Liputanjatim.com – Program revitalisasi pendidikan vokasi pemerintah periode tahun 2019-2024 memiliki fokus untuk memperbaiki kompetensi yang dimiliki dosen serta sistem praktek kerja lapangan yang berfungsi sebagai wadah pengembangan diri mahasiswa dalam dunia kerja.
“Ada undang-undang yang cukup mengganggu, menurut saya. Pada UU Nomor 14 Tahun 2005 dosen harus S2, minimal. Sementara orang expert di industri mungkin hanya S1,” ujar Menteri Riset, Teknologi dan Pendidikan Tinggi Mohamad Nasir pada acara seminar Revitalisasi Pendidikan Vokasi di Kampus Prasetiya Mulya Jakarta pada 17 Juli 2019.

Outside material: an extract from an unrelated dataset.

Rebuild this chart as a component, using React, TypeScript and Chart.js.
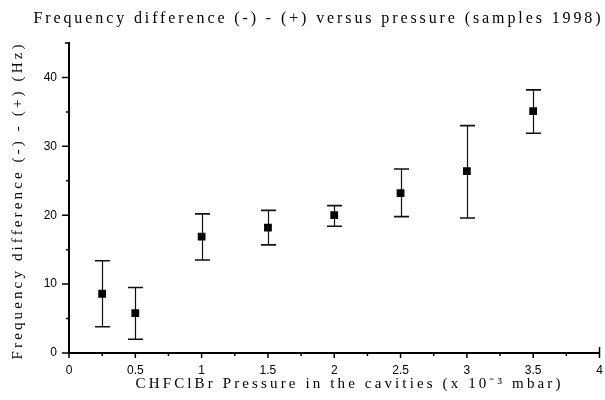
import React, { useEffect, useRef } from "react";
import { Chart, registerables } from "chart.js";

Chart.register(...registerables);

// ---- data ----
const pressure = [0.25, 0.5, 1, 1.5, 2, 2.5, 3, 3.5];
const freqDiff = [8.6, 5.8, 16.9, 18.2, 20.0, 23.2, 26.4, 35.1];
const errLow = [3.8, 2.0, 13.5, 15.7, 18.4, 19.8, 19.6, 31.9];
const errHigh = [13.4, 9.5, 20.2, 20.7, 21.4, 26.7, 33.0, 38.2];

const xMajorTicks = [0, 0.5, 1, 1.5, 2, 2.5, 3, 3.5, 4];
const xMinorTicks = [0.25, 0.75, 1.25, 1.75, 2.25, 2.75, 3.25, 3.75];
const yMajorTicks = [0, 10, 20, 30, 40];
const yMinorTicks = [5, 15, 25, 35];

const titleText = "Frequency difference (-) - (+) versus pressure (samples 1998)";
const xTitleText = "CHFClBr Pressure in the cavities (x 10\u207B\u00B3 mbar)";
const yTitleText = "Frequency difference (-) - (+) (Hz)";

function drawSpaced(ctx: CanvasRenderingContext2D, text: string, cx: number, cy: number, target: number, font: string) {
  ctx.font = font;
  (ctx as any).letterSpacing = "0px";
  const w = ctx.measureText(text).width;
  const ls = (target - w) / text.length;
  (ctx as any).letterSpacing = ls + "px";
  ctx.textAlign = "center";
  ctx.textBaseline = "middle";
  ctx.fillText(text, cx + ls / 2, cy);
  (ctx as any).letterSpacing = "0px";
}

const errorBarPlugin = {
  id: "errorBars",
  beforeDatasetsDraw(chart: any) {
    const ctx = chart.ctx as CanvasRenderingContext2D;
    const xs = chart.scales.x;
    const ys = chart.scales.y;
    ctx.save();
    ctx.strokeStyle = "#111";
    for (let i = 0; i < pressure.length; i++) {
      const x = Math.round(xs.getPixelForValue(pressure[i])) + 0.5;
      const yl = ys.getPixelForValue(errLow[i]);
      const yh = ys.getPixelForValue(errHigh[i]);
      ctx.lineWidth = 1.2;
      ctx.beginPath();
      ctx.moveTo(x, yl);
      ctx.lineTo(x, yh);
      ctx.stroke();
      ctx.lineWidth = 1.6;
      ctx.beginPath();
      ctx.moveTo(x - 7.5, yl);
      ctx.lineTo(x + 7.5, yl);
      ctx.moveTo(x - 7.5, yh);
      ctx.lineTo(x + 7.5, yh);
      ctx.stroke();
    }
    ctx.restore();
  },
};

const axesPlugin = {
  id: "axesDecor",
  afterDraw(chart: any) {
    const ctx = chart.ctx as CanvasRenderingContext2D;
    const xs = chart.scales.x;
    const ys = chart.scales.y;
    const ca = chart.chartArea;
    ctx.save();
    ctx.strokeStyle = "#000";
    ctx.lineWidth = 1.5;
    ctx.beginPath();
    for (const v of yMajorTicks) {
      const y = ys.getPixelForValue(v);
      ctx.moveTo(ca.left - 7, y);
      ctx.lineTo(ca.left, y);
    }
    for (const v of yMinorTicks) {
      const y = ys.getPixelForValue(v);
      ctx.moveTo(ca.left - 3, y);
      ctx.lineTo(ca.left, y);
    }
    // top bracket
    ctx.moveTo(ca.left - 4, ca.top);
    ctx.lineTo(ca.left, ca.top);
    for (const v of xMajorTicks) {
      const x = xs.getPixelForValue(v);
      ctx.moveTo(x, ca.bottom);
      ctx.lineTo(x, ca.bottom + 5);
    }
    for (const v of xMinorTicks) {
      const x = xs.getPixelForValue(v);
      ctx.moveTo(x, ca.bottom);
      ctx.lineTo(x, ca.bottom + 3);
    }
    // right bracket
    ctx.moveTo(ca.right, ca.bottom);
    ctx.lineTo(ca.right, ca.bottom - 6);
    ctx.stroke();

    ctx.fillStyle = "#000";
    drawSpaced(ctx, titleText, 317, 19, 570, "16px 'Liberation Serif'");
    drawSpaced(ctx, xTitleText, 348, 384, 428, "15px 'Liberation Serif'");
    ctx.save();
    ctx.translate(18, 202);
    ctx.rotate(-Math.PI / 2);
    drawSpaced(ctx, yTitleText, 0, 0, 318, "15px 'Liberation Serif'");
    ctx.restore();
    ctx.restore();
  },
};

export default function App() {
  const ref = useRef<HTMLCanvasElement | null>(null);
  useEffect(() => {
    if (!ref.current) return;
    const chart = new Chart(ref.current, {
      type: "scatter",
      data: {
        datasets: [
          {
            data: pressure.map((p, i) => ({ x: p, y: freqDiff[i] })),
            backgroundColor: "#000",
            borderColor: "#000",
            pointStyle: "rect",
            pointRadius: 5.5,
            pointHoverRadius: 5.5,
            borderWidth: 0,
          },
        ],
      },
      options: {
        animation: false,
        responsive: false,
        events: [],
        layout: { padding: { top: 43, right: 4, bottom: 0, left: 0 } },
        plugins: { legend: { display: false }, title: { display: false }, tooltip: { enabled: false } },
        scales: {
          x: {
            type: "linear",
            min: 0,
            max: 4,
            afterBuildTicks: (s: any) => {
              s.ticks = xMajorTicks.map((v) => ({ value: v }));
            },
            afterFit: (s: any) => {
              s.height = 47;
              s.paddingLeft = 0;
              s.paddingRight = 0;
            },
            grid: { display: false, drawTicks: false },
            border: { display: true, color: "#000", width: 2 },
            ticks: {
              color: "#000",
              padding: 10,
              maxRotation: 0,
              autoSkip: false,
              font: { family: "'Liberation Sans'", size: 12 },
              callback: (v: any) => String(v),
            },
          },
          y: {
            type: "linear",
            min: 0,
            max: 45,
            afterBuildTicks: (s: any) => {
              s.ticks = yMajorTicks.map((v) => ({ value: v }));
            },
            afterFit: (s: any) => {
              s.width = 69;
              s.paddingTop = 0;
              s.paddingBottom = 0;
            },
            grid: { display: false, drawTicks: false },
            border: { display: true, color: "#000", width: 2 },
            ticks: {
              color: "#000",
              padding: 12,
              autoSkip: false,
              font: { family: "'Liberation Sans'", size: 12 },
              callback: (v: any) => String(v),
            },
          },
        },
      },
      plugins: [errorBarPlugin, axesPlugin],
    });
    return () => chart.destroy();
  }, []);
  return (
    <div style={{ position: "absolute", left: 0, top: 0, width: 605, height: 400, background: "#fff" }}>
      <canvas ref={ref} width={605} height={400} style={{ display: "block" }} />
    </div>
  );
}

Nasir menambahkan, terkadang dosen yang memiliki sertifikat akademis belum tentu memiliki sertifikat kompetensi, sedangkan dunia industri membutuhkan tenaga ahli yang berpengalaman bukan hanya dari bidang akademis saja.
“Lebih baik jika tenaga pengajar dalam sebuah politeknik dipegang oleh 50 persen akademisi dan 50 persen expert di bidang industri,” ujarnya.
Menurut data Gross Enrolment Ratio in Higher Education yang dimiliki Education Index, sistem pendidikan vokasi Indonesia memiliki nilai sebesar 8.97 persen. Adanya revitalisasi sistem vokasi diharapkan dapat meningkat hingga 25 persen.
Pemerintah tengah berupaya melakukan pembenahan kepada dosen yang tidak memiliki sertifikat kompetensi, melalui pelatihan dan pengajaran dari tenaga ahli. Hal ini dianggap menjadi masalah, karena dapat mempengaruhi perkembangan keterampilan mahasiswa vokasi.